§ **DATA**:
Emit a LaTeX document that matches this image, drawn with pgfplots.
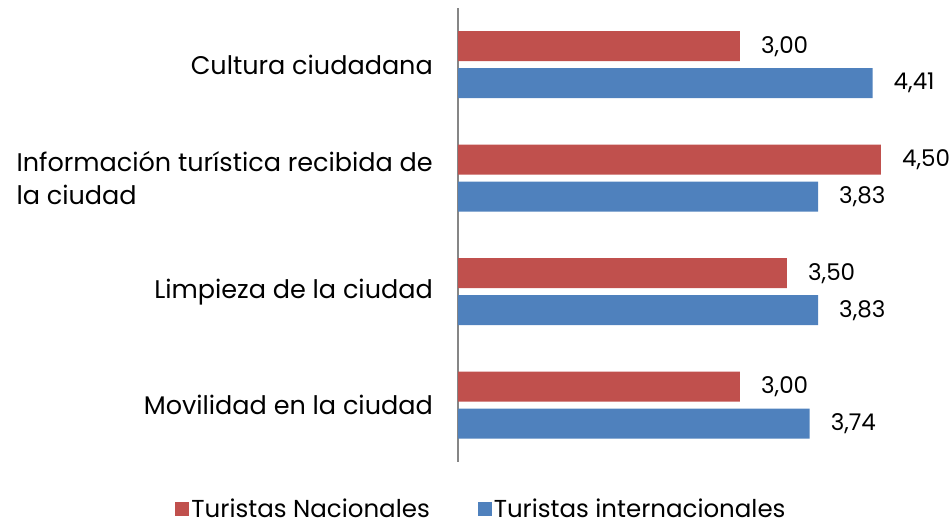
\documentclass[border=0pt]{standalone}
\usepackage{fontspec}
\setmainfont{Poppins}
\usepackage{pgfplots}
\pgfplotsset{compat=1.18}
\definecolor{cred}{HTML}{C0504D}
\definecolor{cblue}{HTML}{4F81BD}
\definecolor{axgray}{HTML}{868686}
\begin{document}
\begin{tikzpicture}
\useasboundingbox (0,0) rectangle (951bp,527bp);
\begin{axis}[
  at={(458bp,65bp)}, anchor=south west,
  scale only axis,
  width=470bp, height=454bp,
  xmin=0, xmax=5,
  ymin=-0.5, ymax=3.5,
  xbar, bar width=30bp,
  axis x line=none,
  axis y line=left,
  axis line style={-, draw=axgray, line width=1.5bp},
  ytick={0,1,2,3},
  yticklabels={Movilidad en la ciudad, Limpieza de la ciudad, {Información turística recibida de\\la ciudad}, Cultura ciudadana},
  yticklabel style={align=left, anchor=east, inner sep=0pt, font=\fontsize{25.5bp}{33bp}\selectfont, xshift=-25bp},
  major tick length=0pt,
  nodes near coords,
  nodes near coords style={anchor=west, inner sep=0pt, xshift=21bp, font=\fontsize{23bp}{27bp}\selectfont, text=black},
  /pgf/number format/.cd, fixed, fixed zerofill, precision=2, use comma, assume math mode=true,
  /pgfplots/.cd,
  legend columns=2,
  legend style={draw=none, at={(0.05,-0.104)}, anchor=center, font=\fontsize{24.5bp}{27bp}\selectfont,
    /tikz/every even column/.append style={column sep=46bp}},
  legend image code/.code={\fill[#1] (0bp,-7bp) rectangle (14bp,7bp);},
]
\addplot[fill=cred, draw=none, bar shift=18.5bp] coordinates {(3.00,0) (3.50,1) (4.50,2) (3.00,3)};
\addplot[fill=cblue, draw=none, bar shift=-18.5bp] coordinates {(3.74,0) (3.83,1) (3.83,2) (4.41,3)};
\legend{Turistas Nacionales, Turistas internacionales}
\end{axis}
\end{tikzpicture}
\end{document}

§ **YOUR INSTRUCTIONS**: Reproduce the data word for word, excluding its pictures.

§ **TASK RESULT**:
Emit a LaTeX document that matches this image, drawn with pgfplots.
\documentclass[border=0pt]{standalone}
\usepackage{fontspec}
\setmainfont{Poppins}
\usepackage{pgfplots}
\pgfplotsset{compat=1.18}
\definecolor{cred}{HTML}{C0504D}
\definecolor{cblue}{HTML}{4F81BD}
\definecolor{axgray}{HTML}{868686}
\begin{document}
\begin{tikzpicture}
\useasboundingbox (0,0) rectangle (951bp,527bp);
\begin{axis}[
  at={(458bp,65bp)}, anchor=south west,
  scale only axis,
  width=470bp, height=454bp,
  xmin=0, xmax=5,
  ymin=-0.5, ymax=3.5,
  xbar, bar width=30bp,
  axis x line=none,
  axis y line=left,
  axis line style={-, draw=axgray, line width=1.5bp},
  ytick={0,1,2,3},
  yticklabels={Movilidad en la ciudad, Limpieza de la ciudad, {Información turística recibida de\\la ciudad}, Cultura ciudadana},
  yticklabel style={align=left, anchor=east, inner sep=0pt, font=\fontsize{25.5bp}{33bp}\selectfont, xshift=-25bp},
  major tick length=0pt,
  nodes near coords,
  nodes near coords style={anchor=west, inner sep=0pt, xshift=21bp, font=\fontsize{23bp}{27bp}\selectfont, text=black},
  /pgf/number format/.cd, fixed, fixed zerofill, precision=2, use comma, assume math mode=true,
  /pgfplots/.cd,
  legend columns=2,
  legend style={draw=none, at={(0.05,-0.104)}, anchor=center, font=\fontsize{24.5bp}{27bp}\selectfont,
    /tikz/every even column/.append style={column sep=46bp}},
  legend image code/.code={\fill[#1] (0bp,-7bp) rectangle (14bp,7bp);},
]
\addplot[fill=cred, draw=none, bar shift=18.5bp] coordinates {(3.00,0) (3.50,1) (4.50,2) (3.00,3)};
\addplot[fill=cblue, draw=none, bar shift=-18.5bp] coordinates {(3.74,0) (3.83,1) (3.83,2) (4.41,3)};
\legend{Turistas Nacionales, Turistas internacionales}
\end{axis}
\end{tikzpicture}
\end{document}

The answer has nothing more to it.